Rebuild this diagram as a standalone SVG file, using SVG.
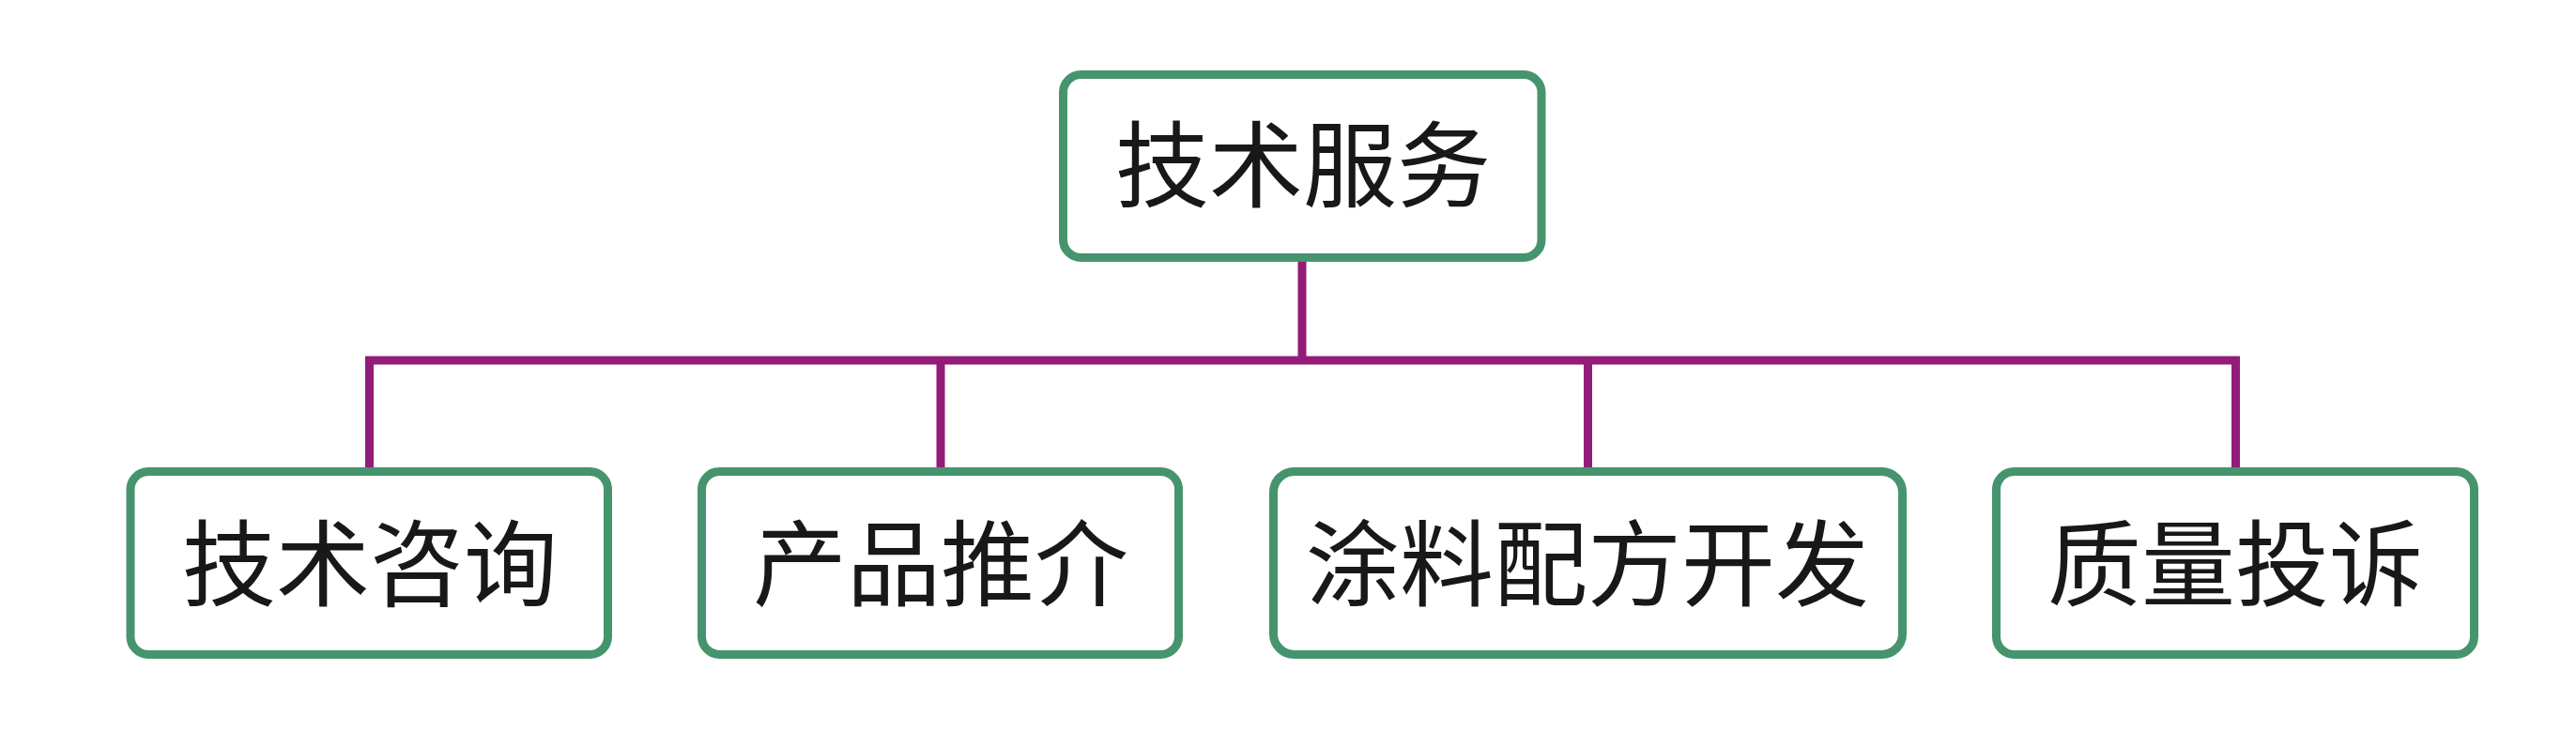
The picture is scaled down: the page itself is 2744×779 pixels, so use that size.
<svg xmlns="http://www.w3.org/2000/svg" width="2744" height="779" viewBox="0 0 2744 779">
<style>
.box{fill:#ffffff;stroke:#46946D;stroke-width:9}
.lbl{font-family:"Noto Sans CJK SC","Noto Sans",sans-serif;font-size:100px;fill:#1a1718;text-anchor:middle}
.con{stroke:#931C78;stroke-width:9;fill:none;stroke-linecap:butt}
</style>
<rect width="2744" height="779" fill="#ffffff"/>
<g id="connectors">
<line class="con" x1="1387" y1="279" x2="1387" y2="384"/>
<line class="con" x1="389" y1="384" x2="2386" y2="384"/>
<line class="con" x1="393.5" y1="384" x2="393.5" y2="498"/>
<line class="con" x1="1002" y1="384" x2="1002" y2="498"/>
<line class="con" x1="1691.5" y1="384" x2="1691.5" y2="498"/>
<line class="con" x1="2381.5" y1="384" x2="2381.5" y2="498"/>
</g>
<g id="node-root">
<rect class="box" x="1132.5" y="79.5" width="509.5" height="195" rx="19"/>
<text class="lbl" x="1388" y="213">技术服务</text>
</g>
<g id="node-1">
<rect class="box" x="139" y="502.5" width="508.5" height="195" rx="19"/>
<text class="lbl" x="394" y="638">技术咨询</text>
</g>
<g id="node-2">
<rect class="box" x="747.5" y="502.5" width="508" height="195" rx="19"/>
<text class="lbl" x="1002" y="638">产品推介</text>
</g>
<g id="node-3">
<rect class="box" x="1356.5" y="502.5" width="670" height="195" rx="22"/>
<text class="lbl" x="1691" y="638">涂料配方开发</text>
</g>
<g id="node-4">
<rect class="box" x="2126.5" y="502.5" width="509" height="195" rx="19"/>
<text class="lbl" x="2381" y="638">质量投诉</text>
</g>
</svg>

--

*OBJECTIVE*
Set every line down exactly as written, leaving each picture out.

*WRITTEN ANSWER*
Rebuild this diagram as a standalone SVG file, using SVG.
The picture is scaled down: the page itself is 2744×779 pixels, so use that size.
<svg xmlns="http://www.w3.org/2000/svg" width="2744" height="779" viewBox="0 0 2744 779">
<style>
.box{fill:#ffffff;stroke:#46946D;stroke-width:9}
.lbl{font-family:"Noto Sans CJK SC","Noto Sans",sans-serif;font-size:100px;fill:#1a1718;text-anchor:middle}
.con{stroke:#931C78;stroke-width:9;fill:none;stroke-linecap:butt}
</style>
<rect width="2744" height="779" fill="#ffffff"/>
<g id="connectors">
<line class="con" x1="1387" y1="279" x2="1387" y2="384"/>
<line class="con" x1="389" y1="384" x2="2386" y2="384"/>
<line class="con" x1="393.5" y1="384" x2="393.5" y2="498"/>
<line class="con" x1="1002" y1="384" x2="1002" y2="498"/>
<line class="con" x1="1691.5" y1="384" x2="1691.5" y2="498"/>
<line class="con" x1="2381.5" y1="384" x2="2381.5" y2="498"/>
</g>
<g id="node-root">
<rect class="box" x="1132.5" y="79.5" width="509.5" height="195" rx="19"/>
<text class="lbl" x="1388" y="213">技术服务</text>
</g>
<g id="node-1">
<rect class="box" x="139" y="502.5" width="508.5" height="195" rx="19"/>
<text class="lbl" x="394" y="638">技术咨询</text>
</g>
<g id="node-2">
<rect class="box" x="747.5" y="502.5" width="508" height="195" rx="19"/>
<text class="lbl" x="1002" y="638">产品推介</text>
</g>
<g id="node-3">
<rect class="box" x="1356.5" y="502.5" width="670" height="195" rx="22"/>
<text class="lbl" x="1691" y="638">涂料配方开发</text>
</g>
<g id="node-4">
<rect class="box" x="2126.5" y="502.5" width="509" height="195" rx="19"/>
<text class="lbl" x="2381" y="638">质量投诉</text>
</g>
</svg>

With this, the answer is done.